> Problem description
Pull out every line below holding the word "with".

> Information provided
++++++++++
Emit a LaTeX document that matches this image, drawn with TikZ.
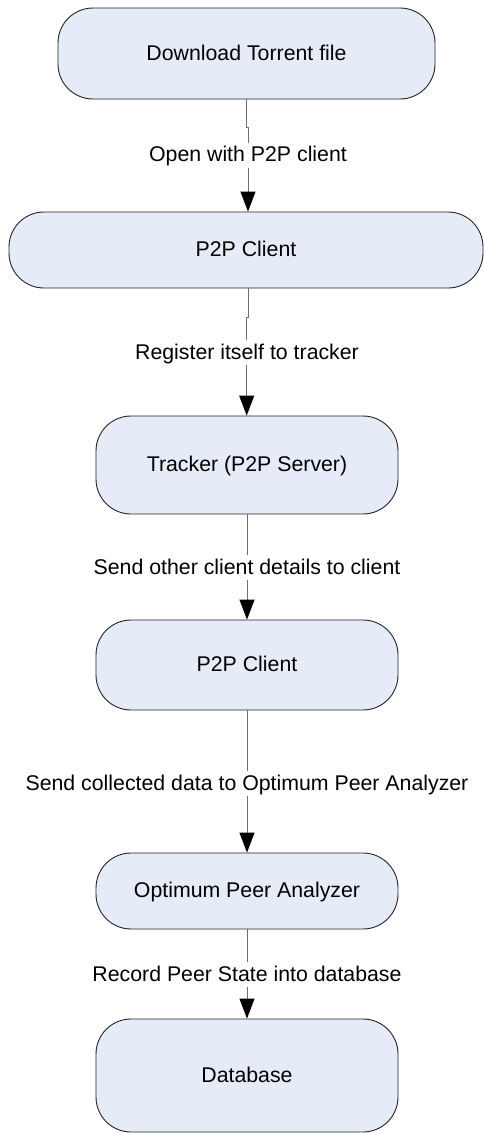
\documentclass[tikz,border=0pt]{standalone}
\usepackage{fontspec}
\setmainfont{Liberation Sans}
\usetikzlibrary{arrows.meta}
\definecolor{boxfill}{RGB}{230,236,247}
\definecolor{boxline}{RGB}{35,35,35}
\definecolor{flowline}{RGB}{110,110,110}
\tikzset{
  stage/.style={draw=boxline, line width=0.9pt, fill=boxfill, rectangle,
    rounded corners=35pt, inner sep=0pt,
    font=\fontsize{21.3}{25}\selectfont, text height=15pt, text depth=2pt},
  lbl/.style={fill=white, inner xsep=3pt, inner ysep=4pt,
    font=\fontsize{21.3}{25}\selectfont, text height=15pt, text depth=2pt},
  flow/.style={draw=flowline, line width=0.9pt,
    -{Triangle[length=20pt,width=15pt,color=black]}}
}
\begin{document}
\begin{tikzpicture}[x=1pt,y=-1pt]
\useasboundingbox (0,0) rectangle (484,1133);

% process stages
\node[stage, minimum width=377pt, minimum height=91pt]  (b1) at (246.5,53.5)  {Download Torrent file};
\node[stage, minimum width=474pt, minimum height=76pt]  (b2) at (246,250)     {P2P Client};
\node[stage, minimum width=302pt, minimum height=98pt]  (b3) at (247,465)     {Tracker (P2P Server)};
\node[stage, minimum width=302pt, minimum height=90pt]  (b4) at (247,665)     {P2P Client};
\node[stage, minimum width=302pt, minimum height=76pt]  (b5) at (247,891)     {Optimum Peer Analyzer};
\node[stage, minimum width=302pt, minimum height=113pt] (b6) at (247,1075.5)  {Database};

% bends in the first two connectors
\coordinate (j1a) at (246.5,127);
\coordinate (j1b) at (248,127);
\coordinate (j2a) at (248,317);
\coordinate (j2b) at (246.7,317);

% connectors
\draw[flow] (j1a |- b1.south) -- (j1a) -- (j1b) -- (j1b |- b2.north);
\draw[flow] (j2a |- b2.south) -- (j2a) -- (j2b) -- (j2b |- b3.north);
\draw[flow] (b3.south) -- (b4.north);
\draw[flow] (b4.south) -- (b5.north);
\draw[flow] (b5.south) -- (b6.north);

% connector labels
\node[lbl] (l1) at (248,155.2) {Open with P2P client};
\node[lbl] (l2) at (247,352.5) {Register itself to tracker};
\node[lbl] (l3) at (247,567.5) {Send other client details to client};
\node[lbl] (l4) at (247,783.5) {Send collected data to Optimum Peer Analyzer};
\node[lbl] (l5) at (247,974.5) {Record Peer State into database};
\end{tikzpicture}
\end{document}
++++++++++
> Exercise result
Emit a LaTeX document that matches this image, drawn with TikZ.
\node[lbl] (l1) at (248,155.2) {Open with P2P client};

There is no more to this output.